I interview and retain the information of every dancer I think is a possible fit for the company, at every level from apprentice to principal. Even if we don’t bring them on this year, we might in the near future as we expand.
There are certain requirements, such as height, that have to be considered so that we have a unified aesthetic. That said, some requirements can change a bit from year to year, depending on the makeup of the company and the position we’re looking to fill.
The position for which we are considering the dancer also affects the qualities we look for. Our repertory requires that every dancer in the company dances a lot, so they all have to have a strong, well-rounded technique. They must also be musical and able to move quickly.
A soloist’s technique should be a little stronger, and they should have some outstanding qualities that we can build on in their solo variations. They should also have some extra magnetism to their presence because they have to hold every eye in the room. Principals have to be the strongest; because they will dance the broadest range of difficult steps, their technique in all areas has to be excellent. They should also possess a highly refined musicality, which makes them entertaining to watch over longer periods. On the other end of the spectrum, the dancers we consider for apprenticeships need to demonstrate a lot of potential and eagerness to develop.

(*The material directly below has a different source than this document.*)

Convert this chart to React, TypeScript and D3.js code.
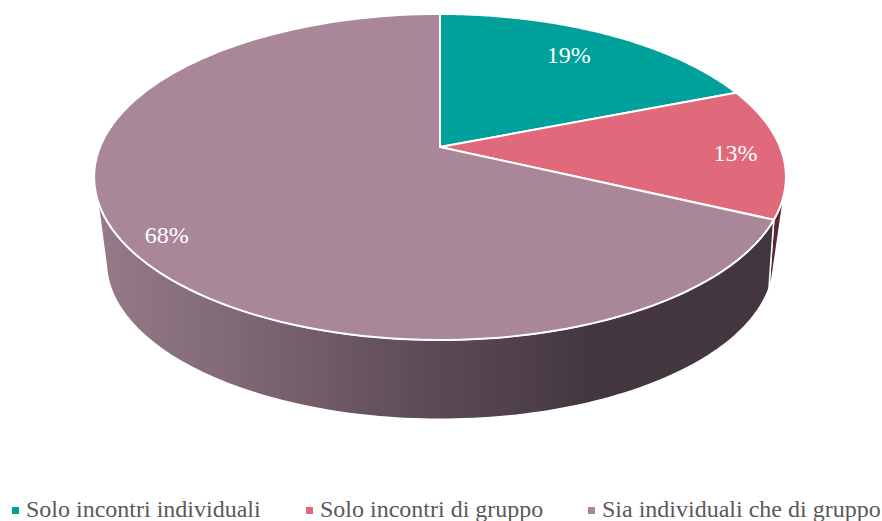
import React from "react";
import * as d3 from "d3";

const categories = ["Solo incontri individuali", "Solo incontri di gruppo", "Sia individuali che di gruppo"];
const shares = [19, 13, 68];
const topColors = ["#00A19A", "#E06A7B", "#A98698"];
const legendX = [26, 320, 602];

const W = 882, H = 521;
const cx = 440, k = 0.184;
const topDisc = { cy: 147, rx: 340, ry: 157.5 };
const baseDisc = { cy: 233, rx: 328, ry: 152 };
const project = (d: { cy: number; rx: number; ry: number }, theta: number, r = 1): [number, number] => {
  const u = Math.sin(theta) * r, v = Math.cos(theta) * r, w = 1 + k * v;
  return [cx + (d.rx * u) / w, d.cy - (d.ry * v) / w];
};
const rad = (deg: number) => (deg * Math.PI) / 180;
const arcPts = (d: typeof topDisc, a: number, b: number) =>
  d3.range(0, 121).map((i) => project(d, a + ((b - a) * i) / 120));
const line = d3.line<[number, number]>();

const pieData = d3.pie<number>().sort(null)(shares);
const labelR = [0.75, 0.865, 0.87];
const labelDy = [4, 10, 16];

const wallEndTop = rad(251.5);
const wallEndBase = rad(257.6);
const sliverTop = rad(104);
const sliverBase = rad(106);
const seam = pieData[1].endAngle;
const seamBase = rad(110);

function wall(a: number, b: number, baseA: number, baseB: number) {
  const pts = [...arcPts(topDisc, a, b), ...arcPts(baseDisc, baseB, baseA)];
  return line(pts) + "Z";
}

export default function App() {
  return (
    <svg width={W} height={H} style={{ position: "absolute", left: 0, top: 0, background: "#fff" }}>
      <defs>
        <linearGradient id="wallGrad" gradientUnits="userSpaceOnUse" x1={100} x2={780} y1={0} y2={0}>
          <stop offset="0" stopColor="#957A8A" />
          <stop offset="0.2" stopColor="#806876" />
          <stop offset="0.45" stopColor="#604E59" />
          <stop offset="0.72" stopColor="#443740" />
          <stop offset="1" stopColor="#43363F" />
        </linearGradient>
      </defs>
      <path d={wall(sliverTop, seam, sliverBase, seamBase)} fill="#5A2632" stroke="#fff" strokeWidth={1.5} strokeLinejoin="round" />
      <path d={wall(seam, wallEndTop, seamBase, wallEndBase)} fill="url(#wallGrad)" stroke="#fff" strokeWidth={1.5} strokeLinejoin="round" />
      {pieData.map((s, i) => (
        <path
          key={i}
          d={line([project(topDisc, 0, 0), ...arcPts(topDisc, s.startAngle, s.endAngle)]) + "Z"}
          fill={topColors[i]}
          stroke="#fff"
          strokeWidth={2}
          strokeLinejoin="round"
        />
      ))}
      {pieData.map((s, i) => {
        const [x, y] = project(topDisc, (s.startAngle + s.endAngle) / 2, labelR[i]);
        return (
          <text key={i} x={x} y={y + labelDy[i]} textAnchor="middle" fontFamily="'Liberation Serif'" fontSize={24} fill="#fff">
            {shares[i]}%
          </text>
        );
      })}
      {categories.map((c, i) => (
        <g key={c}>
          <rect x={legendX[i] - 14} y={507} width={7} height={7} fill={topColors[i]} />
          <text x={legendX[i]} y={517} fontFamily="'Liberation Serif'" fontSize={24} fill="#595959">
            {c}
          </text>
        </g>
      ))}
    </svg>
  );
}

And of course, dancers develop and evolve, so while you may consider someone for one position one year, you might consider them for a different position the next.
How did the dancers’ talent compare if you look at L.A. versus New York?
A good amount of the dancers we see at either location have flown there from another state where they are employed in a professional ballet company, so they can show up at either location based on where they live or which audition works better in their professional schedule. We have noticed a trend, though. We tend to see more dancers in New York overall, but fewer there make it to the interview phase. We interviewed nine in Los Angeles and only interviewed four in New York. But that said, the only dancer we hired from the open auditions last year was from the New York audition (Kelly Williams).
During their interviews, some women emphasized their interest in doing “contemporary” dance. Does American Contemporary Ballet do “contemporary” dance?
It’s a funny matter of terminology. Many people refer to what we do as contemporary, and some call it neoclassical. I refer to our work as “contemporary classical” because we make new ballets that strive for a classical aesthetic. I stay away from “neoclassical” because I think classicism reflects an ageless quality. It represents an ambition and a rigorous set of objectives rather than a period that can be done in a “new” way.
We’re also called American Contemporary Ballet because we pursue the American tradition of ballet, produced by Balanchine in the 20th century. I want to build on that tradition, which I think is the most important legacy for the future of the art form. Balanchine was also the quintessential classicist.
I assume most of the people who emphasize their interest in “contemporary” work in the interviews are referring to it that way since they are auditioning for us. Hopefully they’ve seen what we do and have an interest in it.
Another dancer mentioned that she wanted to join ACB because dancers are involved in the choreographic process. Is that true?
When dancers say they have an interest in being part of the choreographic process, (at least in most cases) they are referring to having a piece made on them versus learning roles that already exist. In our company they do influence the choreography in that the choreography is being created for their body, their particular set of abilities, and their dance personality; but it’s not a case of them making up their own choreographic phrases in tandem with the choreographer.